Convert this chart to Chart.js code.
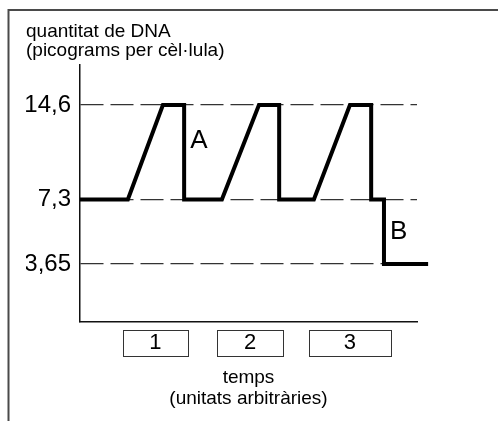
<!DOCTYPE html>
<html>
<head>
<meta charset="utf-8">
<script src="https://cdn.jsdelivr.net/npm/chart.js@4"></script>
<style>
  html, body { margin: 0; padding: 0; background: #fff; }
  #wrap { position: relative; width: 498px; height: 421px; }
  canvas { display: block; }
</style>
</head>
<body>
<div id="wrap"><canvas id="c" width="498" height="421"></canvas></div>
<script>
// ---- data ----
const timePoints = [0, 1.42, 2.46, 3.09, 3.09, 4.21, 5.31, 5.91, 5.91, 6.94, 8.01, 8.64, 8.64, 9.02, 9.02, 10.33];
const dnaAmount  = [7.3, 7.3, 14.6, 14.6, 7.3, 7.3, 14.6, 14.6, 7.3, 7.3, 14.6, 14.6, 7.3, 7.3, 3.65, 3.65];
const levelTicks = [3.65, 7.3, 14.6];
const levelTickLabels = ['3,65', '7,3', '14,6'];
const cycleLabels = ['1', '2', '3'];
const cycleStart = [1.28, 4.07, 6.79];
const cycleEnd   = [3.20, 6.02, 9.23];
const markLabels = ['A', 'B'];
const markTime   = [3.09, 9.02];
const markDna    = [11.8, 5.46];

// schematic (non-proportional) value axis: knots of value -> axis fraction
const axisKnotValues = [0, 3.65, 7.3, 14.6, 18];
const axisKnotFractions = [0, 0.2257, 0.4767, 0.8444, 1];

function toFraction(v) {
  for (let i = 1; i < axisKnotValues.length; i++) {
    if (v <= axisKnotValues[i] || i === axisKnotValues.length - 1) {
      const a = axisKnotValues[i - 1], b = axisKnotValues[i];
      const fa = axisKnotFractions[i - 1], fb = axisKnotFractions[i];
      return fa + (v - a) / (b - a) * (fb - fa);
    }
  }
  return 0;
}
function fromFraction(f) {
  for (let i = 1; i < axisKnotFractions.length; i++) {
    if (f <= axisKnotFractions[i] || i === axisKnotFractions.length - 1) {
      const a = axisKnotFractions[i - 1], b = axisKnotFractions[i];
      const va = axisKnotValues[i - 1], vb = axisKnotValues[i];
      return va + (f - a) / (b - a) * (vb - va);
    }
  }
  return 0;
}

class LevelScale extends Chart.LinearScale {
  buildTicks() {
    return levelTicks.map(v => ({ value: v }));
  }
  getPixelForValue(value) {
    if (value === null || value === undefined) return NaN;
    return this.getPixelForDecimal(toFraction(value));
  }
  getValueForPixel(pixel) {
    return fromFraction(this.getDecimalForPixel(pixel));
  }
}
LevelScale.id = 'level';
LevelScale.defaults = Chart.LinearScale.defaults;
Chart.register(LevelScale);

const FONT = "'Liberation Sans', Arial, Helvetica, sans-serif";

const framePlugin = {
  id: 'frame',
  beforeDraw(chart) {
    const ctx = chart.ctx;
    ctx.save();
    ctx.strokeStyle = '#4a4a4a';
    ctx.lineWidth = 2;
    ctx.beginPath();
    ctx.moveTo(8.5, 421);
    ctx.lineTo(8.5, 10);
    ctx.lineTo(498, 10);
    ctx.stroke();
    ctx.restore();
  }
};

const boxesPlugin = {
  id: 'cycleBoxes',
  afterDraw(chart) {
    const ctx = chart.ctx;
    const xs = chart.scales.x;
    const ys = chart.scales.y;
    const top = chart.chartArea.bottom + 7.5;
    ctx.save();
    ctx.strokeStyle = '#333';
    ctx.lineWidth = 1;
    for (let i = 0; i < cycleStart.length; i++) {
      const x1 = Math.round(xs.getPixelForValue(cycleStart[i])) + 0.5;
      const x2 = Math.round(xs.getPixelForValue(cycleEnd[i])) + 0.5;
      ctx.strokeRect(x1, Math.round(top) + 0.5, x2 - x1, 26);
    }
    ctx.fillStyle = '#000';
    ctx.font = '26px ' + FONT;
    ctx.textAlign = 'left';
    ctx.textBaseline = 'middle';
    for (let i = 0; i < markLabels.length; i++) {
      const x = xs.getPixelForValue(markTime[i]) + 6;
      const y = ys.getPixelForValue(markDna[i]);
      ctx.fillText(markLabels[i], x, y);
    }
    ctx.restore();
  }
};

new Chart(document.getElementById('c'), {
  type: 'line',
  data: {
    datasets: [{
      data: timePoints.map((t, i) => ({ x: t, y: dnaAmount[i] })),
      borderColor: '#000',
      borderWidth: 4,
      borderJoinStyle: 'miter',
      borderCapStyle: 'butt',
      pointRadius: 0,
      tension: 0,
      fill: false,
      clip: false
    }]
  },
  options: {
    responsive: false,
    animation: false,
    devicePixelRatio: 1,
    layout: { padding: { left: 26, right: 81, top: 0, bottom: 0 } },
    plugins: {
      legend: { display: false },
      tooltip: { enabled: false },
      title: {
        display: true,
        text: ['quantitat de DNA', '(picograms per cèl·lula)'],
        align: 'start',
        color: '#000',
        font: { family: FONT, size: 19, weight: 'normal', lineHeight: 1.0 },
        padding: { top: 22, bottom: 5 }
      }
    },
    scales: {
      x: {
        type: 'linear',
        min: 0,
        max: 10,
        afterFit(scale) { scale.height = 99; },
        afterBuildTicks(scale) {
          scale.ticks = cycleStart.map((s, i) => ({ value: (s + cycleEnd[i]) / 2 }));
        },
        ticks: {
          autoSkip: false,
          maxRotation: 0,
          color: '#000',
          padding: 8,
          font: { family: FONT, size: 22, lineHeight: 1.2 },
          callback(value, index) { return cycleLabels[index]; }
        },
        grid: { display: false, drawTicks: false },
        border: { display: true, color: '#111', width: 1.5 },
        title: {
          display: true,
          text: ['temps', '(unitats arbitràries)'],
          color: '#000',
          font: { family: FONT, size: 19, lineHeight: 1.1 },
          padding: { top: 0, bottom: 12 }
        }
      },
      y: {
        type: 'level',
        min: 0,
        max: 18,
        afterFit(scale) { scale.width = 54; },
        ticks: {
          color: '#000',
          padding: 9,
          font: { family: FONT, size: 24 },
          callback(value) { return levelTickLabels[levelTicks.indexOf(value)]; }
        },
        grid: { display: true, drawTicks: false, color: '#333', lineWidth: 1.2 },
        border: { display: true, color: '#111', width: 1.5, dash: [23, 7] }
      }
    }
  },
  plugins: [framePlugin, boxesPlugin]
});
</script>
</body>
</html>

════════════════════

Each line of the data should be quoted exactly, with pictures left out.

Convert this chart to Chart.js code.
<!DOCTYPE html>
<html>
<head>
<meta charset="utf-8">
<script src="https://cdn.jsdelivr.net/npm/chart.js@4"></script>
<style>
  html, body { margin: 0; padding: 0; background: #fff; }
  #wrap { position: relative; width: 498px; height: 421px; }
  canvas { display: block; }
</style>
</head>
<body>
<div id="wrap"><canvas id="c" width="498" height="421"></canvas></div>
<script>
// ---- data ----
const timePoints = [0, 1.42, 2.46, 3.09, 3.09, 4.21, 5.31, 5.91, 5.91, 6.94, 8.01, 8.64, 8.64, 9.02, 9.02, 10.33];
const dnaAmount  = [7.3, 7.3, 14.6, 14.6, 7.3, 7.3, 14.6, 14.6, 7.3, 7.3, 14.6, 14.6, 7.3, 7.3, 3.65, 3.65];
const levelTicks = [3.65, 7.3, 14.6];
const levelTickLabels = ['3,65', '7,3', '14,6'];
const cycleLabels = ['1', '2', '3'];
const cycleStart = [1.28, 4.07, 6.79];
const cycleEnd   = [3.20, 6.02, 9.23];
const markLabels = ['A', 'B'];
const markTime   = [3.09, 9.02];
const markDna    = [11.8, 5.46];

// schematic (non-proportional) value axis: knots of value -> axis fraction
const axisKnotValues = [0, 3.65, 7.3, 14.6, 18];
const axisKnotFractions = [0, 0.2257, 0.4767, 0.8444, 1];

function toFraction(v) {
  for (let i = 1; i < axisKnotValues.length; i++) {
    if (v <= axisKnotValues[i] || i === axisKnotValues.length - 1) {
      const a = axisKnotValues[i - 1], b = axisKnotValues[i];
      const fa = axisKnotFractions[i - 1], fb = axisKnotFractions[i];
      return fa + (v - a) / (b - a) * (fb - fa);
    }
  }
  return 0;
}
function fromFraction(f) {
  for (let i = 1; i < axisKnotFractions.length; i++) {
    if (f <= axisKnotFractions[i] || i === axisKnotFractions.length - 1) {
      const a = axisKnotFractions[i - 1], b = axisKnotFractions[i];
      const va = axisKnotValues[i - 1], vb = axisKnotValues[i];
      return va + (f - a) / (b - a) * (vb - va);
    }
  }
  return 0;
}

class LevelScale extends Chart.LinearScale {
  buildTicks() {
    return levelTicks.map(v => ({ value: v }));
  }
  getPixelForValue(value) {
    if (value === null || value === undefined) return NaN;
    return this.getPixelForDecimal(toFraction(value));
  }
  getValueForPixel(pixel) {
    return fromFraction(this.getDecimalForPixel(pixel));
  }
}
LevelScale.id = 'level';
LevelScale.defaults = Chart.LinearScale.defaults;
Chart.register(LevelScale);

const FONT = "'Liberation Sans', Arial, Helvetica, sans-serif";

const framePlugin = {
  id: 'frame',
  beforeDraw(chart) {
    const ctx = chart.ctx;
    ctx.save();
    ctx.strokeStyle = '#4a4a4a';
    ctx.lineWidth = 2;
    ctx.beginPath();
    ctx.moveTo(8.5, 421);
    ctx.lineTo(8.5, 10);
    ctx.lineTo(498, 10);
    ctx.stroke();
    ctx.restore();
  }
};

const boxesPlugin = {
  id: 'cycleBoxes',
  afterDraw(chart) {
    const ctx = chart.ctx;
    const xs = chart.scales.x;
    const ys = chart.scales.y;
    const top = chart.chartArea.bottom + 7.5;
    ctx.save();
    ctx.strokeStyle = '#333';
    ctx.lineWidth = 1;
    for (let i = 0; i < cycleStart.length; i++) {
      const x1 = Math.round(xs.getPixelForValue(cycleStart[i])) + 0.5;
      const x2 = Math.round(xs.getPixelForValue(cycleEnd[i])) + 0.5;
      ctx.strokeRect(x1, Math.round(top) + 0.5, x2 - x1, 26);
    }
    ctx.fillStyle = '#000';
    ctx.font = '26px ' + FONT;
    ctx.textAlign = 'left';
    ctx.textBaseline = 'middle';
    for (let i = 0; i < markLabels.length; i++) {
      const x = xs.getPixelForValue(markTime[i]) + 6;
      const y = ys.getPixelForValue(markDna[i]);
      ctx.fillText(markLabels[i], x, y);
    }
    ctx.restore();
  }
};

new Chart(document.getElementById('c'), {
  type: 'line',
  data: {
    datasets: [{
      data: timePoints.map((t, i) => ({ x: t, y: dnaAmount[i] })),
      borderColor: '#000',
      borderWidth: 4,
      borderJoinStyle: 'miter',
      borderCapStyle: 'butt',
      pointRadius: 0,
      tension: 0,
      fill: false,
      clip: false
    }]
  },
  options: {
    responsive: false,
    animation: false,
    devicePixelRatio: 1,
    layout: { padding: { left: 26, right: 81, top: 0, bottom: 0 } },
    plugins: {
      legend: { display: false },
      tooltip: { enabled: false },
      title: {
        display: true,
        text: ['quantitat de DNA', '(picograms per cèl·lula)'],
        align: 'start',
        color: '#000',
        font: { family: FONT, size: 19, weight: 'normal', lineHeight: 1.0 },
        padding: { top: 22, bottom: 5 }
      }
    },
    scales: {
      x: {
        type: 'linear',
        min: 0,
        max: 10,
        afterFit(scale) { scale.height = 99; },
        afterBuildTicks(scale) {
          scale.ticks = cycleStart.map((s, i) => ({ value: (s + cycleEnd[i]) / 2 }));
        },
        ticks: {
          autoSkip: false,
          maxRotation: 0,
          color: '#000',
          padding: 8,
          font: { family: FONT, size: 22, lineHeight: 1.2 },
          callback(value, index) { return cycleLabels[index]; }
        },
        grid: { display: false, drawTicks: false },
        border: { display: true, color: '#111', width: 1.5 },
        title: {
          display: true,
          text: ['temps', '(unitats arbitràries)'],
          color: '#000',
          font: { family: FONT, size: 19, lineHeight: 1.1 },
          padding: { top: 0, bottom: 12 }
        }
      },
      y: {
        type: 'level',
        min: 0,
        max: 18,
        afterFit(scale) { scale.width = 54; },
        ticks: {
          color: '#000',
          padding: 9,
          font: { family: FONT, size: 24 },
          callback(value) { return levelTickLabels[levelTicks.indexOf(value)]; }
        },
        grid: { display: true, drawTicks: false, color: '#333', lineWidth: 1.2 },
        border: { display: true, color: '#111', width: 1.5, dash: [23, 7] }
      }
    }
  },
  plugins: [framePlugin, boxesPlugin]
});
</script>
</body>
</html>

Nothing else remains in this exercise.